I was an emotional wreck as I was doing this. I was aware that I was in a common room and across a plastic table from my sponsor as he drank his soda. I was torn and expressed to him early on that my inclination was to fight to protect my ego and either sugarcoat the issues or…and this is an oddity I’ve really not had time to explore yet…take on more of the issue than is really mine.
So…I explained my using women for sex. I explained my protecting my ego and lying, affairs (many) and money issues. I described in excruciating detail all of the ways I was wrong…quid pro quo relationships, trying to mold my children into perfect to protect my image. How I didn’t have time for trust in other people. I only remember him saying once, “wow, that seems to be a real issue for you.”
I didn’t know what to expect when I was finished. I didn’t know if I was supposed to feel a catharsis. If the heavens would open and angels would sing, ‘hallelujah!’ or if the devil would arrive and tell me to follow him. I thought that when I was done my sponsor would have some sort of insight.
I was disappointed at the time because I thought he didn’t. I mean, he literally just looked at me and asked, “is that it?” When I affirmed that it was he asked me a couple of clarifying questions. It was through this that I really concentrated on the protection of ego part of me. The protection of the projected perfect me.
“Good. It sounds like you’re starting to get a handle on this.” With that he stood and gathered his things. I walked him and out and he drove off.
It wasn’t until later that I realized a few things:
- He lived forty minutes away and took time out of his evening with his wife and family to spend that time with me
- He intentionally didn’t try to ‘pick me up.’ He knew then what I know now.
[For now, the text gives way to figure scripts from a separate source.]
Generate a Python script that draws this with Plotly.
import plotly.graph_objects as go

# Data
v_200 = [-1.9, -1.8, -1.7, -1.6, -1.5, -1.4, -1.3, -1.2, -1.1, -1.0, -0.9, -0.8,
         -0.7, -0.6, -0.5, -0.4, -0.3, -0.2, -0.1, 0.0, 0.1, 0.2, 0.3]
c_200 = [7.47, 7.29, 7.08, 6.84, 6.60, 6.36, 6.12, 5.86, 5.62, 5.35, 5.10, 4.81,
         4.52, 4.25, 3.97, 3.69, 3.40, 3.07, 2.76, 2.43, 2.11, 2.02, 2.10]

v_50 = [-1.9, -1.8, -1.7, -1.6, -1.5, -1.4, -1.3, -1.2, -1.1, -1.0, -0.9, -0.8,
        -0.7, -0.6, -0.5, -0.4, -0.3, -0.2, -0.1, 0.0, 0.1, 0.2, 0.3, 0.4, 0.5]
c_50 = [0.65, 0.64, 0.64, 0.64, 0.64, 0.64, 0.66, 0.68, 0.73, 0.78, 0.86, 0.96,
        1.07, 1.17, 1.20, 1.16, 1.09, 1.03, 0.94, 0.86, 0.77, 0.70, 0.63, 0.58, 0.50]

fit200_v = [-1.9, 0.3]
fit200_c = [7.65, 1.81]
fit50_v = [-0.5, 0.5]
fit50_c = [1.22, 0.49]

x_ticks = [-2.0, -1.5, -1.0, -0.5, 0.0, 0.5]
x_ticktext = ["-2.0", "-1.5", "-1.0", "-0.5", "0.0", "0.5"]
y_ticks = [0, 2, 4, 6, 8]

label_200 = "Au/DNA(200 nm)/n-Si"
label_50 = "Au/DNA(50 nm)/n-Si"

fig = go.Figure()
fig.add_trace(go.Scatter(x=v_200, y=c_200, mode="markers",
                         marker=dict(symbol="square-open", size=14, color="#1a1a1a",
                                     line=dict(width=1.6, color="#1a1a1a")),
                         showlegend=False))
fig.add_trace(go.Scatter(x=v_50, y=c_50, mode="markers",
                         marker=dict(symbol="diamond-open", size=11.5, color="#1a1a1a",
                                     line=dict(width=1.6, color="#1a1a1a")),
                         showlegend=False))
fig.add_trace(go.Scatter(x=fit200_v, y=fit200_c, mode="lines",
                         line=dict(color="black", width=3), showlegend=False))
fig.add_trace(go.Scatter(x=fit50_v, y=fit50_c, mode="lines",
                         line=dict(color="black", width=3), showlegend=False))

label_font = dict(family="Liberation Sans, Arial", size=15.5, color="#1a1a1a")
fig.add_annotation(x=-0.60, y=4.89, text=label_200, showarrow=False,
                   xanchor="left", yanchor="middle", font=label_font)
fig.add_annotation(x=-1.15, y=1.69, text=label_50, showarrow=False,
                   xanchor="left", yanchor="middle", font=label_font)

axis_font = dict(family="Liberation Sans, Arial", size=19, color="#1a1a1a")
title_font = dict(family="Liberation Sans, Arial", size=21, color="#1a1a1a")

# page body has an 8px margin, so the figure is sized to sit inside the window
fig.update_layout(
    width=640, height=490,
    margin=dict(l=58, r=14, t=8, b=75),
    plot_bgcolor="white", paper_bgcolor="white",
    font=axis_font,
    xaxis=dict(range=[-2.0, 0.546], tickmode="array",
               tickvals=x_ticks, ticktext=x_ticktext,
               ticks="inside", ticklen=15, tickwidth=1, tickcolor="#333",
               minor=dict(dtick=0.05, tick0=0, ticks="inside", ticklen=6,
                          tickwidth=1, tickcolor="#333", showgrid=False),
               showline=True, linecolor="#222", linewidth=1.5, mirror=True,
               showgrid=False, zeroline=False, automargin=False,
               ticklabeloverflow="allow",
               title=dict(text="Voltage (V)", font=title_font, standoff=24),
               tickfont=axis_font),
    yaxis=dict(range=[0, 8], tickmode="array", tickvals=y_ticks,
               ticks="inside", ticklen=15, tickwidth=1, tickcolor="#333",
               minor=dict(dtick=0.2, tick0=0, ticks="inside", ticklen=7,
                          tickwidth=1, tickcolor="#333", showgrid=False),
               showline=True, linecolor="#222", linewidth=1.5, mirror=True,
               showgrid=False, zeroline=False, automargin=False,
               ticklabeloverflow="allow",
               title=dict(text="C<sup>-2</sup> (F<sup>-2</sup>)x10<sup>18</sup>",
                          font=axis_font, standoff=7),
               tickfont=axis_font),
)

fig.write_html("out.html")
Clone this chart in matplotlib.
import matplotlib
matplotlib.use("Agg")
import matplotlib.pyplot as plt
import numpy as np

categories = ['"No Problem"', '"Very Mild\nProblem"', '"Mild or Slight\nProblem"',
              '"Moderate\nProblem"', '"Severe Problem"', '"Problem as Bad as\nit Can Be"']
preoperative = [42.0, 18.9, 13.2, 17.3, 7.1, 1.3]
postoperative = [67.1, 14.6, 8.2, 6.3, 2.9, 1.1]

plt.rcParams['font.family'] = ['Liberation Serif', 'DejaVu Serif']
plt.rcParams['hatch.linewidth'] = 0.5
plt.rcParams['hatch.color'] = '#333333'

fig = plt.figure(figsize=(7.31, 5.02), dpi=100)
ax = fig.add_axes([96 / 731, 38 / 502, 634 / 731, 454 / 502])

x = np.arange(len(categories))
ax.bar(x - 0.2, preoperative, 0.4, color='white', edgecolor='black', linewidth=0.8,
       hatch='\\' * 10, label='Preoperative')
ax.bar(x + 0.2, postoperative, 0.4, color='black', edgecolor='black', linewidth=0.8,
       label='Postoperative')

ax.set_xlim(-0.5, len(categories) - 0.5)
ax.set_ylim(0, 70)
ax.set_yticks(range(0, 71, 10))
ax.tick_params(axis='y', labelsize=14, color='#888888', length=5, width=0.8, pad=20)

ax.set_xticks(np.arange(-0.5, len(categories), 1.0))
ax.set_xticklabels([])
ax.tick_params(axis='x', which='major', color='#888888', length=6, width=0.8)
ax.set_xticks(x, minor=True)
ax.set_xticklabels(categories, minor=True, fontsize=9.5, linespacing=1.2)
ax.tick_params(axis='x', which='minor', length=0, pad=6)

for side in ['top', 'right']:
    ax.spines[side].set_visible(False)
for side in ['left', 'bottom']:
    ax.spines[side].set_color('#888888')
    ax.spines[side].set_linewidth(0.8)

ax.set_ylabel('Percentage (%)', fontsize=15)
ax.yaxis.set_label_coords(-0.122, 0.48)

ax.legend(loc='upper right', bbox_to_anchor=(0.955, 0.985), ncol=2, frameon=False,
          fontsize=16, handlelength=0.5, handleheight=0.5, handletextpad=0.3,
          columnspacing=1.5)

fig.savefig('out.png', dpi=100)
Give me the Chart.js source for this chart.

I needed to sit in that awful feeling. I needed to see that something different needed to happen.
- By not making it a big deal he was making a point. This is just a part of life and growing up.
- The steps aren’t crescendo and decrescendo. There isn’t a feeling of relief at the end. They are a tool for the willing to move forward and to question their existence and relationships.
At the end of this step the gift I was given was the knowledge that I was broken. The acceptance that I was both human and fallible. It was the beginning of seeing what I see now.
But that didn’t crystallize for me until later…much later.